Custom predict function
The calculation of ALE requires modifying several values of the original
data
. Thus, ale()
needs direct access to a predict
function that work on
model
. By default, ale()
uses a generic default predict
function of the form
predict(object, newdata, type)
with the default prediction type of 'response'.
If, however, the desired prediction values are not generated with that format,
the user must specify what they want. Most of the time, the only modification needed is
to change the prediction type to some other value by setting the pred_type
argument
(e.g., to 'prob' to generated classification probabilities). But if the desired
predictions need a different function signature, then the user must create a
custom prediction function and pass it to pred_fun
. The requirements for this
custom function are:
It must take three required arguments and nothing else:
-
object
: a model -
newdata
: a dataframe or compatible table type -
type
: a string; it should usually be specified astype = pred_type
These argument names are according to the R convention for the generic stats::predict function.
-
It must return a vector of numeric values as the prediction.
You can see an example below of a custom prediction function.
Note: survival
models probably do not need a custom prediction function
but y_col
must be set to the name of the binary event column and
pred_type
must be set to the desired prediction type.
ALE statistics
For details about the ALE-based statistics (ALED, ALER, NALED, and NALER), see
vignette('ale-statistics')
.
Parallel processing
Parallel processing using the {furrr}
library is enabled by default. By default,
it will use all the available physical
CPU cores (minus the core being used for the current R session) with the setting
parallel = parallel::detectCores(logical = FALSE) - 1
. Note that only
physical cores are used (not logical cores or "hyperthreading") because
machine learning can only take advantage of the floating point processors on
physical cores, which are absent from logical cores. Trying to use logical
cores will not speed up processing and might actually slow it down with useless
data transfer. If you will dedicate
the entire computer to running this function (and you don't mind everything
else becoming very slow while it runs), you may use all cores by setting
parallel = parallel::detectCores(logical = FALSE)
. To disable parallel
processing, set parallel = 0
.
Progress bars
Progress bars are implemented with the {progressr}
package, which lets
the user fully control progress bars. To disable progress bars, set silent = TRUE
.
The first time a function is called in
the {ale}
package that requires progress bars, it checks if the user has
activated the necessary {progressr}
settings. If not, the {ale}
package
automatically enables {progressr}
progress bars with the cli
handler and
prints a message notifying the user.
If you like the default progress bars and you want to make them permanent, then you can add the following lines of code to your .Rprofile configuration file and they will become your defaults for every R session; you will not see the message again:
progressr::handlers(global = TRUE) progressr::handlers('cli')

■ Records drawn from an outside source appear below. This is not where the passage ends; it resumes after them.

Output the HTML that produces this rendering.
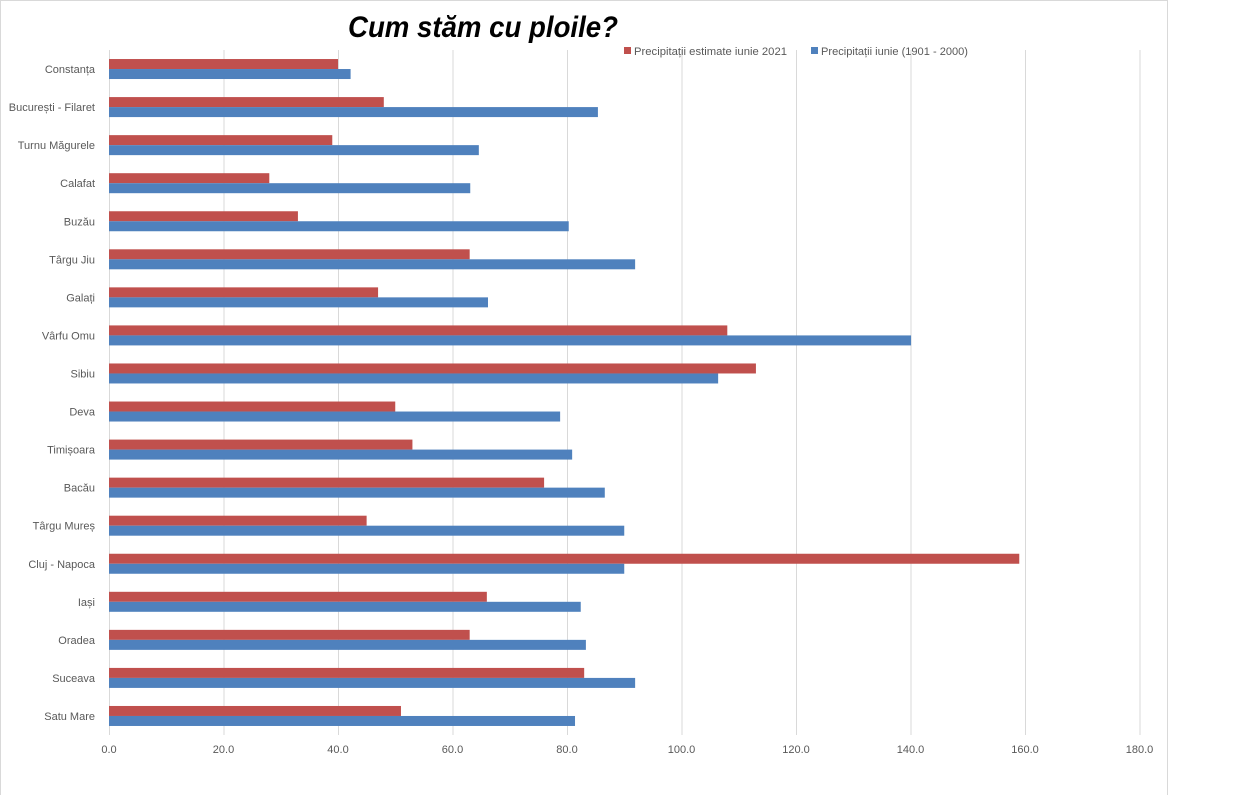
<!DOCTYPE html>
<html><head><meta charset="utf-8"><style>
body{margin:0;background:#fff;font-family:"Liberation Sans",sans-serif;}
svg{display:block}
</style></head><body>
<svg id="chart" width="1249" height="795" viewBox="0 0 1249 795">
<rect x="0" y="0" width="1249" height="795" fill="#fff"/>
<line x1="0.5" y1="0" x2="0.5" y2="795" stroke="#d9d9d9"/>
<line x1="1167.5" y1="0" x2="1167.5" y2="795" stroke="#d9d9d9"/>
<line x1="0" y1="0.5" x2="1168" y2="0.5" stroke="#d9d9d9"/>
<text x="348" y="37" font-size="30" font-weight="bold" font-style="italic" fill="#000" textLength="270" lengthAdjust="spacingAndGlyphs">Cum stăm cu ploile?</text>
<g id="grid"></g>
<g id="bars"></g>
<g id="labels"></g>
<g font-size="11" fill="#595959">
<rect x="624" y="47" width="7" height="7" fill="#c0504d"/>
<text x="634" y="55" textLength="153" lengthAdjust="spacingAndGlyphs">Precipitații estimate iunie 2021</text>
<rect x="811" y="47" width="7" height="7" fill="#4f81bd"/>
<text x="821" y="55" textLength="147" lengthAdjust="spacingAndGlyphs">Precipitații iunie (1901 - 2000)</text>
</g>
</svg>
<script>
const categories=["Constanța","București - Filaret","Turnu Măgurele","Calafat","Buzău","Târgu Jiu","Galați","Vârfu Omu","Sibiu","Deva","Timișoara","Bacău","Târgu Mureș","Cluj - Napoca","Iași","Oradea","Suceava","Satu Mare"];
const est2021=[40,48,39,28,33,63,47,108,113,50,53,76,45,159,66,63,83,51];
const normal=[42.2,85.4,64.6,63.1,80.3,91.9,66.2,140.1,106.4,78.8,80.9,86.6,90,90,82.4,83.3,91.9,81.4];
const ticks=[0,20,40,60,80,100,120,140,160,180];
const ns="http://www.w3.org/2000/svg";
const x0=109,pxPer=5.725,plotTop=50,plotBottom=735;
const band=(plotBottom-plotTop)/categories.length;
function xs(v){return x0+v*pxPer;}
function yc(i){return plotTop+band*(i+0.5);}
function mk(tag,attrs,parent){const e=document.createElementNS(ns,tag);for(const k in attrs)e.setAttribute(k,attrs[k]);document.getElementById(parent).appendChild(e);return e;}
ticks.forEach(t=>{
 const l=mk('line',{x1:xs(t)+0.5,x2:xs(t)+0.5,y1:plotTop,y2:plotBottom,stroke:'#d9d9d9'},'grid');
 
 
 const tx=mk('text',{x:xs(t),y:753,'text-anchor':'middle','font-size':11,fill:'#595959'},'labels');
 tx.textContent=t.toFixed(1);
 
 
});
categories.forEach((c,i)=>{
 const y=yc(i);
 const r=mk('rect',{x:x0,y:y-10,width:xs(est2021[i])-x0,height:10,fill:'#c0504d'},'bars');
 
 
 const b=mk('rect',{x:x0,y:y,width:xs(normal[i])-x0,height:10,fill:'#4f81bd'},'bars');
 
 
 const t=mk('text',{x:95,y:y+4,'text-anchor':'end','font-size':11,fill:'#595959'},'labels');
 t.textContent=c;
 
 
});
</script>
</body></html>
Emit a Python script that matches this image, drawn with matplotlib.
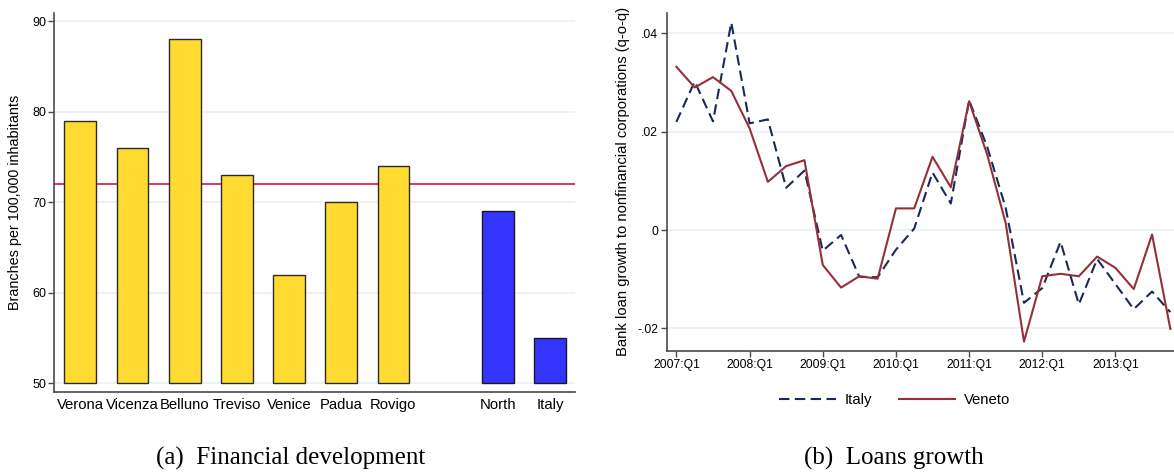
import numpy as np
import matplotlib.pyplot as plt

# Branches per 100,000 inhabitants, Veneto provinces and benchmarks
provinces = ["Verona", "Vicenza", "Belluno", "Treviso", "Venice", "Padua", "Rovigo"]
province_branches = [79, 76, 88, 73, 62, 70, 74]
benchmarks = ["North", "Italy"]
benchmark_branches = [69, 55]
veneto_avg = 72

# Quarterly bank loan growth to nonfinancial corporations, 2007:Q1 - 2013:Q4
quarters = [f"{y}:Q{q}" for y in range(2007, 2014) for q in range(1, 5)]
italy_growth = [0.0220, 0.0302, 0.0221, 0.0422, 0.0217, 0.0225, 0.0086, 0.0121,
                -0.0042, -0.0010, -0.0095, -0.0096, -0.0040, 0.0003, 0.0117, 0.0054,
                0.0264, 0.0168, 0.0045, -0.0148, -0.0118, -0.0024, -0.0151, -0.0059,
                -0.0110, -0.0161, -0.0125, -0.0167]
veneto_growth = [0.0332, 0.0290, 0.0311, 0.0283, 0.0207, 0.0098, 0.0130, 0.0142,
                 -0.0071, -0.0117, -0.0094, -0.0099, 0.0044, 0.0044, 0.0149, 0.0087,
                 0.0262, 0.0152, 0.0014, -0.0227, -0.0094, -0.0089, -0.0094, -0.0054,
                 -0.0077, -0.0120, -0.0009, -0.0201]

plt.rcParams['font.family'] = ['Liberation Sans', 'DejaVu Sans']
GRID = '#e9f1f3'
SPINE = '#4a4a4a'

fig = plt.figure(figsize=(11.74, 4.76), dpi=100)

# ---- (a) bar chart ----
ax1 = fig.add_axes([54.3 / 1174, 1 - 392.3 / 476, (575 - 54.3) / 1174, (392.3 - 12.7) / 476])
pos_prov = np.arange(len(provinces))
pos_bench = np.arange(len(benchmarks)) + len(provinces) + 1
ax1.bar(pos_prov, np.array(province_branches) - 50, bottom=50, width=0.61,
        color='#ffda30', edgecolor='#2b2b2b', linewidth=1.0, zorder=3)
ax1.bar(pos_bench, np.array(benchmark_branches) - 50, bottom=50, width=0.61,
        color='#3434ff', edgecolor='#1a1a1a', linewidth=1.0, zorder=3)
ax1.axhline(veneto_avg, color='#d8113a', linewidth=1.2, zorder=2)
ax1.set_xlim(-0.5, 9.48)
ax1.set_ylim(49.0, 90.95)
ax1.set_yticks([50, 60, 70, 80, 90])
ax1.set_xticks(list(pos_prov) + list(pos_bench))
ax1.set_xticklabels(provinces + benchmarks, fontsize=10.7)
ax1.tick_params(axis='x', length=0, pad=4)
ax1.tick_params(axis='y', length=4, width=1, color=SPINE, labelsize=9, pad=2)
ax1.grid(axis='y', color=GRID, linewidth=1.2, zorder=0)
ax1.set_ylabel("Branches per 100,000 inhabitants", fontsize=10.4, labelpad=7)
for s in ['top', 'right']:
    ax1.spines[s].set_visible(False)
for s in ['left', 'bottom']:
    ax1.spines[s].set_color(SPINE)
    ax1.spines[s].set_linewidth(1.2)

# ---- (b) loans growth ----
ax2 = fig.add_axes([666.7 / 1174, 1 - 351 / 476, (1174 - 666.7) / 1174, (351 - 12.7) / 476])
t = np.arange(len(quarters))
ax2.plot(t, italy_growth, color='#1b2a55', linewidth=1.5,
         linestyle=(0, (5, 2.6)), label='Italy', zorder=3)
ax2.plot(t, veneto_growth, color='#933038', linewidth=1.5, label='Veneto', zorder=4)
ax2.set_xlim(-0.53, 27.2)
ax2.set_ylim(-0.0246, 0.0442)
ax2.set_yticks([-0.02, 0, 0.02, 0.04])
ax2.set_yticklabels(['-.02', '0', '.02', '.04'])
ax2.set_xticks(t[::4])
ax2.set_xticklabels(quarters[::4])
ax2.tick_params(axis='both', length=4, width=1, color=SPINE, labelsize=8.7, pad=2)
ax2.grid(axis='y', color=GRID, linewidth=1.2, zorder=0)
ax2.set_ylabel("Bank loan growth to nonfinancial corporations (q-o-q)", fontsize=10.6, labelpad=5)
for s in ['top', 'right']:
    ax2.spines[s].set_visible(False)
for s in ['left', 'bottom']:
    ax2.spines[s].set_color(SPINE)
    ax2.spines[s].set_linewidth(1.2)
ax2.legend(loc='upper center', bbox_to_anchor=(0.45, -0.085), ncol=2, frameon=False,
           fontsize=10.7, handlelength=3.8, columnspacing=1.8, handletextpad=0.6)

# captions
fig.text(291 / 1174, 1 - 458 / 476, "(a)  Financial development", family='Liberation Serif',
         fontsize=18, ha='center', va='center')
fig.text(894 / 1174, 1 - 458 / 476, "(b)  Loans growth", family='Liberation Serif',
         fontsize=18, ha='center', va='center')

fig.savefig("out.png", dpi=100)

For more details on formatting progress bars to your liking, see the introduction
to the {progressr}
package.
References
Okoli, Chitu. 2023. “Statistical Inference Using Machine Learning and Classical Techniques Based on Accumulated Local Effects (ALE).” arXiv. https://arxiv.org/abs/2310.09877.
Examples
set.seed(0)
diamonds_sample <- ggplot2::diamonds[sample(nrow(ggplot2::diamonds), 1000), ]
# Create a GAM model with flexible curves to predict diamond price
# Smooth all numeric variables and include all other variables
gam_diamonds <- mgcv::gam(
price ~ s(carat) + s(depth) + s(table) + s(x) + s(y) + s(z) +
cut + color + clarity,
data = diamonds_sample
)
summary(gam_diamonds)
# Simple ALE without bootstrapping
ale_gam_diamonds <- ale(
diamonds_sample, gam_diamonds,
parallel = 2 # CRAN limit (delete this line on your own computer)
)
# Plot the ALE data
ale_gam_diamonds$plots |>
patchwork::wrap_plots()
# Bootstrapped ALE
# This can be slow, since bootstrapping runs the algorithm boot_it times
# Create ALE with 100 bootstrap samples
ale_gam_diamonds_boot <- ale(
diamonds_sample, gam_diamonds, boot_it = 100,
parallel = 2 # CRAN limit (delete this line on your own computer)
)
# Bootstrapped ALEs print with confidence intervals
ale_gam_diamonds_boot$plots |>
patchwork::wrap_plots()
# If the predict function you want is non-standard, you may define a
# custom predict function. It must return a single numeric vector.
custom_predict <- function(object, newdata, type = pred_type) {
predict(object, newdata, type = type, se.fit = TRUE)$fit
}
ale_gam_diamonds_custom <- ale(
diamonds_sample, gam_diamonds,
pred_fun = custom_predict, pred_type = 'link',
parallel = 2 # CRAN limit (delete this line on your own computer)
)
# Plot the ALE data
ale_gam_diamonds_custom$plots |>
patchwork::wrap_plots()